[START OF Data segment]
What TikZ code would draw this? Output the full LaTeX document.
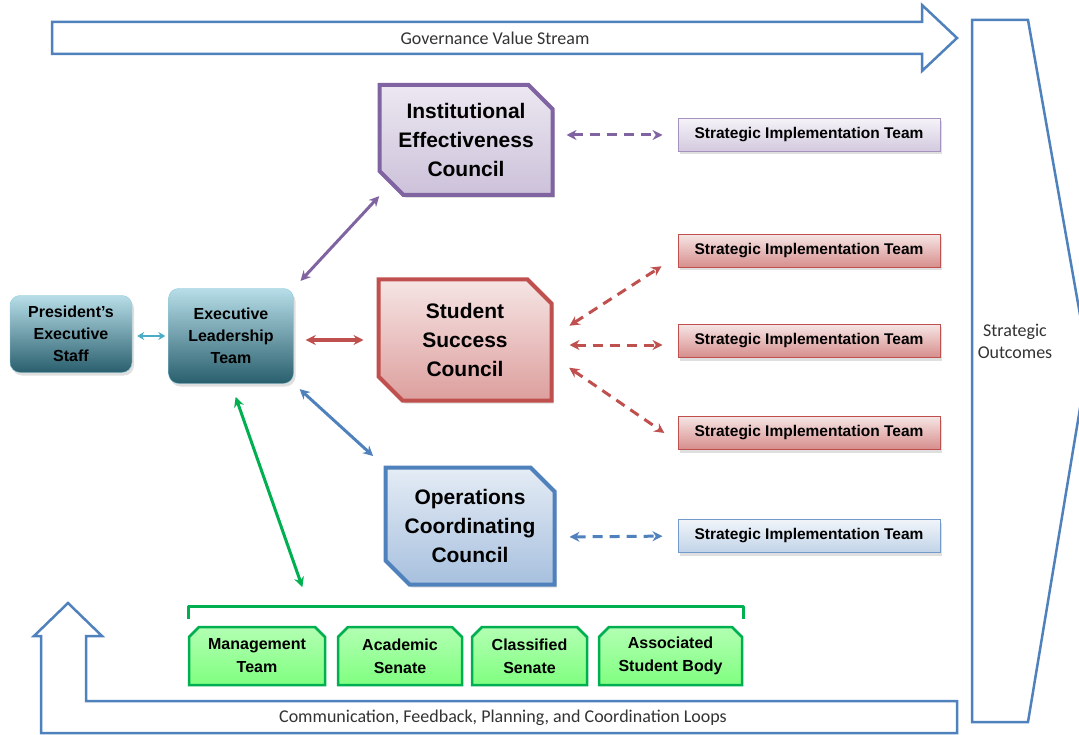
\documentclass[tikz,border=0pt]{standalone}
\usepackage{fontspec}
\setmainfont{Liberation Sans}
\newfontfamily\calibri{Carlito}
\usetikzlibrary{arrows.meta,shapes.misc,shadows}

\definecolor{ocblue}{HTML}{4F81BD}
\definecolor{ocred}{HTML}{C0504D}
\definecolor{ocpurple}{HTML}{8064A2}
\definecolor{ocgreen}{HTML}{00B050}
\definecolor{octeal}{HTML}{4BACC6}

\tikzset{
  softshadow/.style={drop shadow={opacity=0.25, shadow xshift=2pt, shadow yshift=-3pt}},
  bigarrow/.style={draw=ocblue, line width=2.5pt, line join=miter, fill=white},
  looplabel/.style={font=\calibri\fontsize{18}{22}\selectfont, text=black!80},
  leadbox/.style={draw=octeal!60, rounded corners=10pt, inner sep=0pt, align=center,
    top color=octeal!40, bottom color=octeal!55!black, softshadow,
    font=\bfseries\fontsize{16}{22}\selectfont},
  council/.style={chamfered rectangle, chamfered rectangle corners={north east,south west},
    chamfered rectangle xsep=12pt, chamfered rectangle ysep=12pt, line width=4pt,
    inner sep=0pt, align=center, softshadow, font=\bfseries\fontsize{21}{29}\selectfont},
  sitbox/.style={draw, line width=1pt, minimum width=262pt, minimum height=33pt,
    inner sep=0pt, softshadow, font=\bfseries\fontsize{15.5}{18}\selectfont},
  groupbox/.style={chamfered rectangle, chamfered rectangle corners={north west,north east},
    chamfered rectangle xsep=5pt, chamfered rectangle ysep=5pt, draw=ocgreen, line width=2.5pt,
    top color=green!30!white, bottom color=green!50!white, minimum height=58pt,
    inner sep=0pt, align=center, font=\bfseries\fontsize{16}{23}\selectfont},
  linkarrow/.style={line width=3pt, {Stealth[length=10pt,width=10pt]}-{Stealth[length=10pt,width=10pt]}},
  looseline/.style={dash pattern=on 10pt off 7pt}
}

\begin{document}
\begin{tikzpicture}[x=1pt, y=-1pt]
  \useasboundingbox (0,0) rectangle (1079,735);

  % Big value stream arrows
  \draw[bigarrow] (52,22) -- (922,22) -- (922,5) -- (957,38) -- (922,71) -- (922,54) -- (52,54) -- cycle;
  \node[looplabel] (gvs) at (495,38) {Governance Value Stream};

  \draw[bigarrow] (41,733) -- (957,733) -- (957,701) -- (86,701) -- (86,636) -- (102,636)
    -- (68,603) -- (34,636) -- (41,636) -- cycle;
  \node[looplabel] (cfp) at (503,718) {Communication, Feedback, Planning, and Coordination Loops};

  \draw[bigarrow] (972,20) -- (1028,20) -- (1088,360) -- (1028,722) -- (972,722) -- cycle;
  \node[looplabel, align=center] (so) at (1015,341) {Strategic\\Outcomes};

  % Leadership boxes
  \node[leadbox, minimum width=122pt, minimum height=77pt] (PES) at (71,334) {President's\\Executive\\Staff};
  \node[leadbox, minimum width=125pt, minimum height=95pt] (ELT) at (231,336) {Executive\\Leadership\\Team};

  % Councils
  \node[council, draw=ocpurple, top color=ocpurple!15, bottom color=ocpurple!40,
    minimum width=173pt, minimum height=110pt] (IEC) at (466,140) {Institutional\\Effectiveness\\Council};
  \node[council, draw=ocred, top color=ocred!15, bottom color=ocred!55,
    minimum width=173pt, minimum height=121pt] (SSC) at (465,340) {Student\\Success\\Council};
  \node[council, draw=ocblue, top color=ocblue!15, bottom color=ocblue!50,
    minimum width=169pt, minimum height=117pt] (OCC) at (470,526) {Operations\\Coordinating\\Council};

  % Strategic implementation teams
  \node[sitbox, draw=ocpurple!70, top color=ocpurple!8, bottom color=ocpurple!35] (SIT1) at (809,135) {Strategic Implementation Team};
  \node[sitbox, draw=ocred, top color=ocred!15, bottom color=ocred!65] (SIT2) at (809,251) {Strategic Implementation Team};
  \node[sitbox, draw=ocred, top color=ocred!15, bottom color=ocred!65] (SIT3) at (809,341) {Strategic Implementation Team};
  \node[sitbox, draw=ocred, top color=ocred!15, bottom color=ocred!65] (SIT4) at (809,433) {Strategic Implementation Team};
  \node[sitbox, draw=ocblue!80, top color=ocblue!8, bottom color=ocblue!35] (SIT5) at (809,536) {Strategic Implementation Team};

  % Constituent groups
  \node[groupbox, minimum width=136pt] (MT) at (257,656) {Management\\Team};
  \node[groupbox, minimum width=124pt] (AS) at (400,656) {Academic\\Senate};
  \node[groupbox, minimum width=115pt] (CS) at (529.5,656) {Classified\\Senate};
  \node[groupbox, minimum width=143pt] (ASB) at (670.5,656) {Associated\\Student Body};

  % Bracket over the groups
  \coordinate (brL) at (188,619);
  \coordinate (brR) at (743,619);
  \coordinate (brk) at (309,606);
  \draw[ocgreen, line width=3pt, line join=round] (brL) -- (188,606) -- (743,606) -- (brR);

  % Solid links
  \draw[linkarrow, octeal, {Stealth[length=7pt,width=8pt]}-{Stealth[length=7pt,width=8pt]}, line width=2.5pt,
    shorten <=5pt, shorten >=3pt] (PES.east |- ELT.west) -- (ELT.west);
  \draw[linkarrow, ocpurple, shorten <=10pt, shorten >=16pt] (ELT.north east) -- (IEC.south west);
  \draw[linkarrow, ocred, shorten <=12pt, shorten >=13pt] (ELT.east |- SSC.west) -- (SSC.west);
  \draw[linkarrow, ocblue, shorten <=8pt, shorten >=14pt] (ELT.south east) -- (OCC.north west);
  \draw[linkarrow, ocgreen, shorten <=14pt, shorten >=20pt] (ELT.south) -- (brk);

  % Dashed links to the teams
  \draw[linkarrow, looseline, ocpurple, shorten <=12pt, shorten >=15pt] ([yshift=5pt]IEC.east) -- (SIT1.west);
  \draw[linkarrow, looseline, ocred, shorten <=19pt, shorten >=19pt] ([yshift=4pt]SSC.east) -- ([yshift=-5pt]SIT2.west);
  \draw[linkarrow, looseline, ocred, shorten <=16pt, shorten >=15pt] ([yshift=-5pt]SSC.east) -- ([yshift=-4pt]SIT3.west);
  \draw[linkarrow, looseline, ocred, shorten <=19pt, shorten >=16pt] ([yshift=-17pt]SSC.east) -- ([yshift=-9pt]SIT4.west);
  \draw[linkarrow, looseline, ocblue, shorten <=13pt, shorten >=15pt] ([yshift=-11pt]OCC.east) -- (SIT5.west);
\end{tikzpicture}
\end{document}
[END OF Data segment]
▶ _Requirements_: Copy each line above precisely, dropping the pictures.

▶ _Exercise solution_:
What TikZ code would draw this? Output the full LaTeX document.
\documentclass[tikz,border=0pt]{standalone}
\usepackage{fontspec}
\setmainfont{Liberation Sans}
\newfontfamily\calibri{Carlito}
\usetikzlibrary{arrows.meta,shapes.misc,shadows}

\definecolor{ocblue}{HTML}{4F81BD}
\definecolor{ocred}{HTML}{C0504D}
\definecolor{ocpurple}{HTML}{8064A2}
\definecolor{ocgreen}{HTML}{00B050}
\definecolor{octeal}{HTML}{4BACC6}

\tikzset{
  softshadow/.style={drop shadow={opacity=0.25, shadow xshift=2pt, shadow yshift=-3pt}},
  bigarrow/.style={draw=ocblue, line width=2.5pt, line join=miter, fill=white},
  looplabel/.style={font=\calibri\fontsize{18}{22}\selectfont, text=black!80},
  leadbox/.style={draw=octeal!60, rounded corners=10pt, inner sep=0pt, align=center,
    top color=octeal!40, bottom color=octeal!55!black, softshadow,
    font=\bfseries\fontsize{16}{22}\selectfont},
  council/.style={chamfered rectangle, chamfered rectangle corners={north east,south west},
    chamfered rectangle xsep=12pt, chamfered rectangle ysep=12pt, line width=4pt,
    inner sep=0pt, align=center, softshadow, font=\bfseries\fontsize{21}{29}\selectfont},
  sitbox/.style={draw, line width=1pt, minimum width=262pt, minimum height=33pt,
    inner sep=0pt, softshadow, font=\bfseries\fontsize{15.5}{18}\selectfont},
  groupbox/.style={chamfered rectangle, chamfered rectangle corners={north west,north east},
    chamfered rectangle xsep=5pt, chamfered rectangle ysep=5pt, draw=ocgreen, line width=2.5pt,
    top color=green!30!white, bottom color=green!50!white, minimum height=58pt,
    inner sep=0pt, align=center, font=\bfseries\fontsize{16}{23}\selectfont},
  linkarrow/.style={line width=3pt, {Stealth[length=10pt,width=10pt]}-{Stealth[length=10pt,width=10pt]}},
  looseline/.style={dash pattern=on 10pt off 7pt}
}

\begin{document}
\begin{tikzpicture}[x=1pt, y=-1pt]
  \useasboundingbox (0,0) rectangle (1079,735);

  % Big value stream arrows
  \draw[bigarrow] (52,22) -- (922,22) -- (922,5) -- (957,38) -- (922,71) -- (922,54) -- (52,54) -- cycle;
  \node[looplabel] (gvs) at (495,38) {Governance Value Stream};

  \draw[bigarrow] (41,733) -- (957,733) -- (957,701) -- (86,701) -- (86,636) -- (102,636)
    -- (68,603) -- (34,636) -- (41,636) -- cycle;
  \node[looplabel] (cfp) at (503,718) {Communication, Feedback, Planning, and Coordination Loops};

  \draw[bigarrow] (972,20) -- (1028,20) -- (1088,360) -- (1028,722) -- (972,722) -- cycle;
  \node[looplabel, align=center] (so) at (1015,341) {Strategic\\Outcomes};

  % Leadership boxes
  \node[leadbox, minimum width=122pt, minimum height=77pt] (PES) at (71,334) {President's\\Executive\\Staff};
  \node[leadbox, minimum width=125pt, minimum height=95pt] (ELT) at (231,336) {Executive\\Leadership\\Team};

  % Councils
  \node[council, draw=ocpurple, top color=ocpurple!15, bottom color=ocpurple!40,
    minimum width=173pt, minimum height=110pt] (IEC) at (466,140) {Institutional\\Effectiveness\\Council};
  \node[council, draw=ocred, top color=ocred!15, bottom color=ocred!55,
    minimum width=173pt, minimum height=121pt] (SSC) at (465,340) {Student\\Success\\Council};
  \node[council, draw=ocblue, top color=ocblue!15, bottom color=ocblue!50,
    minimum width=169pt, minimum height=117pt] (OCC) at (470,526) {Operations\\Coordinating\\Council};

  % Strategic implementation teams
  \node[sitbox, draw=ocpurple!70, top color=ocpurple!8, bottom color=ocpurple!35] (SIT1) at (809,135) {Strategic Implementation Team};
  \node[sitbox, draw=ocred, top color=ocred!15, bottom color=ocred!65] (SIT2) at (809,251) {Strategic Implementation Team};
  \node[sitbox, draw=ocred, top color=ocred!15, bottom color=ocred!65] (SIT3) at (809,341) {Strategic Implementation Team};
  \node[sitbox, draw=ocred, top color=ocred!15, bottom color=ocred!65] (SIT4) at (809,433) {Strategic Implementation Team};
  \node[sitbox, draw=ocblue!80, top color=ocblue!8, bottom color=ocblue!35] (SIT5) at (809,536) {Strategic Implementation Team};

  % Constituent groups
  \node[groupbox, minimum width=136pt] (MT) at (257,656) {Management\\Team};
  \node[groupbox, minimum width=124pt] (AS) at (400,656) {Academic\\Senate};
  \node[groupbox, minimum width=115pt] (CS) at (529.5,656) {Classified\\Senate};
  \node[groupbox, minimum width=143pt] (ASB) at (670.5,656) {Associated\\Student Body};

  % Bracket over the groups
  \coordinate (brL) at (188,619);
  \coordinate (brR) at (743,619);
  \coordinate (brk) at (309,606);
  \draw[ocgreen, line width=3pt, line join=round] (brL) -- (188,606) -- (743,606) -- (brR);

  % Solid links
  \draw[linkarrow, octeal, {Stealth[length=7pt,width=8pt]}-{Stealth[length=7pt,width=8pt]}, line width=2.5pt,
    shorten <=5pt, shorten >=3pt] (PES.east |- ELT.west) -- (ELT.west);
  \draw[linkarrow, ocpurple, shorten <=10pt, shorten >=16pt] (ELT.north east) -- (IEC.south west);
  \draw[linkarrow, ocred, shorten <=12pt, shorten >=13pt] (ELT.east |- SSC.west) -- (SSC.west);
  \draw[linkarrow, ocblue, shorten <=8pt, shorten >=14pt] (ELT.south east) -- (OCC.north west);
  \draw[linkarrow, ocgreen, shorten <=14pt, shorten >=20pt] (ELT.south) -- (brk);

  % Dashed links to the teams
  \draw[linkarrow, looseline, ocpurple, shorten <=12pt, shorten >=15pt] ([yshift=5pt]IEC.east) -- (SIT1.west);
  \draw[linkarrow, looseline, ocred, shorten <=19pt, shorten >=19pt] ([yshift=4pt]SSC.east) -- ([yshift=-5pt]SIT2.west);
  \draw[linkarrow, looseline, ocred, shorten <=16pt, shorten >=15pt] ([yshift=-5pt]SSC.east) -- ([yshift=-4pt]SIT3.west);
  \draw[linkarrow, looseline, ocred, shorten <=19pt, shorten >=16pt] ([yshift=-17pt]SSC.east) -- ([yshift=-9pt]SIT4.west);
  \draw[linkarrow, looseline, ocblue, shorten <=13pt, shorten >=15pt] ([yshift=-11pt]OCC.east) -- (SIT5.west);
\end{tikzpicture}
\end{document}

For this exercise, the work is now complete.